Here is some good info:
I was told I had it when I was a teenager. I was also told that I'd probably never be able to have kids because of it. It caused weird irregular periods and I was put on birth control pills at the tender age of 14 to help with that. Apparently in my case it resolved itself: my daughter will be 20 in November!
What sort of problems are you having?
Congrats on your Daughter...that is very special seeing that you were told otherwise!!!
^^^Thanks! I so didn't believe I was pregnant that I took two urine type pregancy tests and one blood pregnancy test before I was convinced!
I have Premature Ovarian Failure, and I believe that's kind of the same thing.
I didn't have a period until I was sixteen and I have to take birth control pills for the rest of my life.
The doctor I saw about it said there's lots of information missing from my medical records. Like, it talks about the diagnosis but there's nothing about why I got it.
She said she would recommend I get tests done in Toronto. (Which sounds VERY invasive.)
I don't want the tests done. (Ideally I don't want my ovaries anymore. They're broken.) But I can't do that. I know I have this thing, and it sucks and I'm taking medication and dealing with it.
I know I can't have my own children. Well, I can carry a baby, but it'll be my husband's and another woman's and it could never be mine and the idea of that makes me really uncomfortable.
I've known that I've had ovarian failure since I was sixteen and I found out about children before I went to college.
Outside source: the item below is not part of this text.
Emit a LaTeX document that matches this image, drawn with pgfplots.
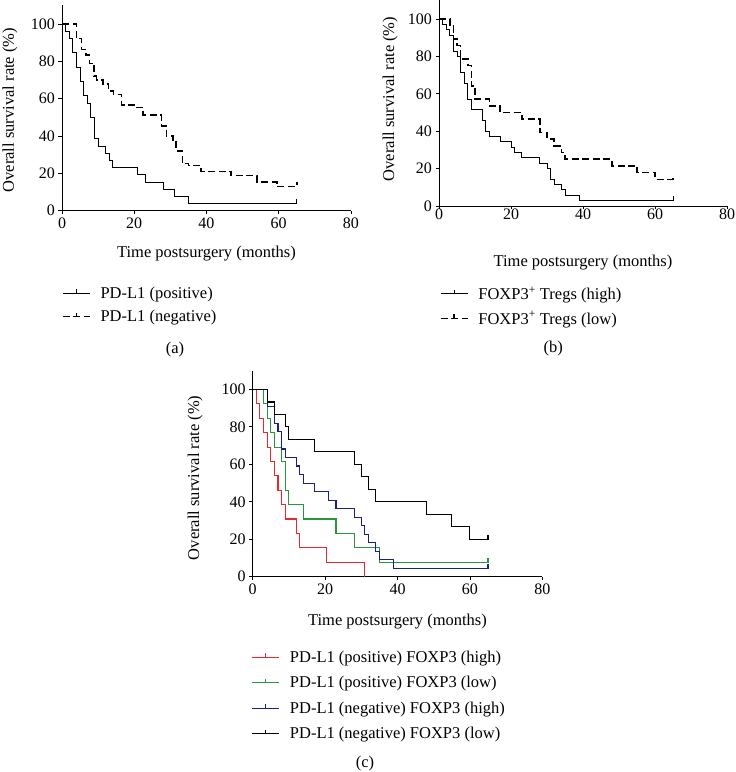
\documentclass[border=0pt]{standalone}
\usepackage{fontspec}
\setmainfont{Liberation Serif}
\usepackage{pgfplots}
\pgfplotsset{compat=1.18}
\definecolor{kmred}{RGB}{232,40,45}
\definecolor{kmgreen}{RGB}{40,150,60}
\definecolor{kmblue}{RGB}{25,35,125}
\pgfplotsset{
  km/.style={
    scale only axis, width=289bp, height=205.5bp,
    xmin=0, xmax=80, ymin=0, ymax=110,
    axis lines=left, axis line style={-, line width=0.8bp},
    xtick={0,20,40,60,80}, ytick={0,20,40,60,80,100},
    tick align=outside, major tick length=3.5bp,
    tick style={line width=0.8bp, black},
    font=\fontsize{16.5bp}{19bp}\selectfont,
    tick label style={font=\fontsize{16bp}{19bp}\selectfont},
    /pgf/number format/assume math mode=true,
    xlabel={Time postsurgery (months)},
    ylabel={Overall survival rate (\%)},
    legend cell align=left,
    legend style={draw=none, fill=none, inner sep=0pt, outer sep=0pt,
      row sep=6.5bp, column sep=8bp, anchor=north west,
      nodes={inner sep=2bp},
      font=\fontsize{16.5bp}{19bp}\selectfont},
    legend image code/.code={
      \draw[##1] (0bp,0bp) -- (27bp,0bp);
      \draw[##1, solid] (13.5bp,0bp) -- (13.5bp,4bp);
    },
    clip=false,
  },
  solidkm/.style={black, line width=0.9bp, const plot},
  dashkm/.style={black, line width=1.5bp, dash pattern=on 7bp off 3.5bp, const plot},
}
\begin{document}
\begin{tikzpicture}[x=1bp,y=1bp]
\path[use as bounding box] (0,0) rectangle (736bp,772bp);

% ---------------- (a)
\begin{axis}[km, at={(62bp,561.3bp)}, anchor=south west, height=205.3bp,
  xlabel style={at={(axis description cs:0.5,-0.211)}, anchor=center},
  ylabel style={at={(axis description cs:-0.18,0.49)}, anchor=center},
  legend style={at={(axis description cs:0,-0.36)}}]
\addplot[solidkm] coordinates {
(0,100) (1,96.2) (2,92.3) (3,84.6) (4,76.9) (5,69.2) (6,61.5) (7,57.7) (8,50)
(9,38.5) (10,34.6) (12,30.8) (13,26.9) (14,23.1) (21,19.2) (23,15.4) (28,11.5)
(31,7.7) (35,3.8) (65,3.8) (65,6)};
\addlegendentry{PD-L1 (positive)}
\addplot[dashkm] coordinates {
(0,100) (4,92.3) (5.4,86.4) (6.6,83.4) (7.6,78.9) (8.9,72.1) (9.6,70) (11.4,67.9)
(12.9,64) (14.2,62.3) (16.5,56.6) (20.6,55.2) (22.4,51.3) (27.5,45.4) (28.9,40)
(30.7,37.9) (31.6,32.1) (33.3,25.4) (35,24.1) (38.5,20.9) (46.8,18.8) (54,15.5)
(59.5,12.9) (65,12.9) (65,15.2)};
\addlegendentry{PD-L1 (negative)}
\node at (axis description cs:0.391,-0.678) {(a)};
\end{axis}

% ---------------- (b)
\begin{axis}[km, at={(439bp,566bp)}, anchor=south west, width=288bp, height=205.7bp,
  xticklabel style={yshift=4bp},
  xlabel style={at={(axis description cs:0.5,-0.276)}, anchor=center},
  ylabel style={at={(axis description cs:-0.17,0.52)}, anchor=center},
  legend style={at={(axis description cs:0.003,-0.382)}}]
\addplot[solidkm] coordinates {
(0,100) (1,97.1) (2,94.3) (3,91.4) (4,82.9) (5,80) (6,71.4) (7,65.7) (8,57.1)
(9,51.4) (12,45.7) (13,40) (14,37.1) (17,34.3) (20,31.4) (21,28.6) (23,25.7)
(28,22.9) (30,20) (31,14.3) (32,11.4) (34,8.6) (35,5.7) (39,2.9) (65,2.9) (65,5.5)};
\addlegendentry{FOXP3\textsuperscript{+} Tregs (high)}
\addplot[dashkm] coordinates {
(0,100) (3,96.4) (4,89.3) (5,85.7) (6,78.6) (8,75) (9,64.3) (10,57.1) (14,53.6)
(17,50) (23,46.4) (28,39.3) (30,35.7) (32,32.1) (34,28.6) (35,25) (48,21.4)
(55,17.9) (60,14.3) (65,14.3) (65,16.8)};
\addlegendentry{FOXP3\textsuperscript{+} Tregs (low)}
\node at (axis description cs:0.397,-0.692) {(b)};
\end{axis}

% ---------------- (c)
\begin{axis}[km, at={(252.7bp,195.3bp)}, anchor=south west, width=289.6bp, height=206bp,
  xlabel style={at={(axis description cs:0.5,-0.218)}, anchor=center},
  ylabel style={at={(axis description cs:-0.199,0.48)}, anchor=center},
  legend style={at={(axis description cs:-0.003,-0.35)}, row sep=8.5bp}]
\addplot[kmred, line width=1.1bp, const plot] coordinates {
(0,100) (1,92.3) (2,84.6) (3,76.9) (4,69.2) (5,61.5) (6,53.8) (7,46.2) (8,38.5)
(9,30.8) (12,23.1) (13,15.4) (20.3,7.7) (31,0)};
\addlegendentry{PD-L1 (positive) FOXP3 (high)}
\addplot[kmgreen, line width=1.1bp, const plot] coordinates {
(0,100) (3,92.3) (4,84.6) (5,76.9) (6,69.2) (8,61.5) (9,46.2) (10,38.5) (14,30.8)
(23,23.1) (28,15.4) (35,7.7) (65,7.7) (65,10)};
\addlegendentry{PD-L1 (positive) FOXP3 (low)}
\addplot[kmblue, line width=1.1bp, const plot] coordinates {
(0,100) (4,90.9) (6,81.8) (7,77.3) (8,68.2) (9,63.6) (12,59.1) (13,54.5) (14,50)
(17,45.5) (21,40.9) (23,36.4) (28,31.8) (30,27.3) (31,22.7) (32,18.2) (34,13.6)
(35,9.1) (39,4.5) (65,4.5) (65,7)};
\addlegendentry{PD-L1 (negative) FOXP3 (high)}
\addplot[black, line width=1.1bp, const plot] coordinates {
(0,100) (4,93.3) (6,86.7) (9,80) (10,73.3) (17,66.7) (28,60) (30,53.3) (32,46.7)
(34,40) (48,33.3) (55,26.7) (60,20) (65,20) (65,22.5)};
\addlegendentry{PD-L1 (negative) FOXP3 (low)}
\node at (axis description cs:0.388,-0.909) {(c)};
\end{axis}
\end{tikzpicture}
\end{document}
At first that devestated me, but now I realize that I was meant to adopt, and I'm okay with that.
Does anyone else feel like this?
I did. The husband (at that time) and I were in the process of checking out adoption and guess what? Yup, "the rabbit died". My daughter will be 20 in November. It happened the old-fashioned way too, no medical intervention at all. Go figure?
You may never have your own kids, Caitlin and as you say, that's OK too. Lots of adoptive kids need good homes, but I'm witness that you never know how the story will end.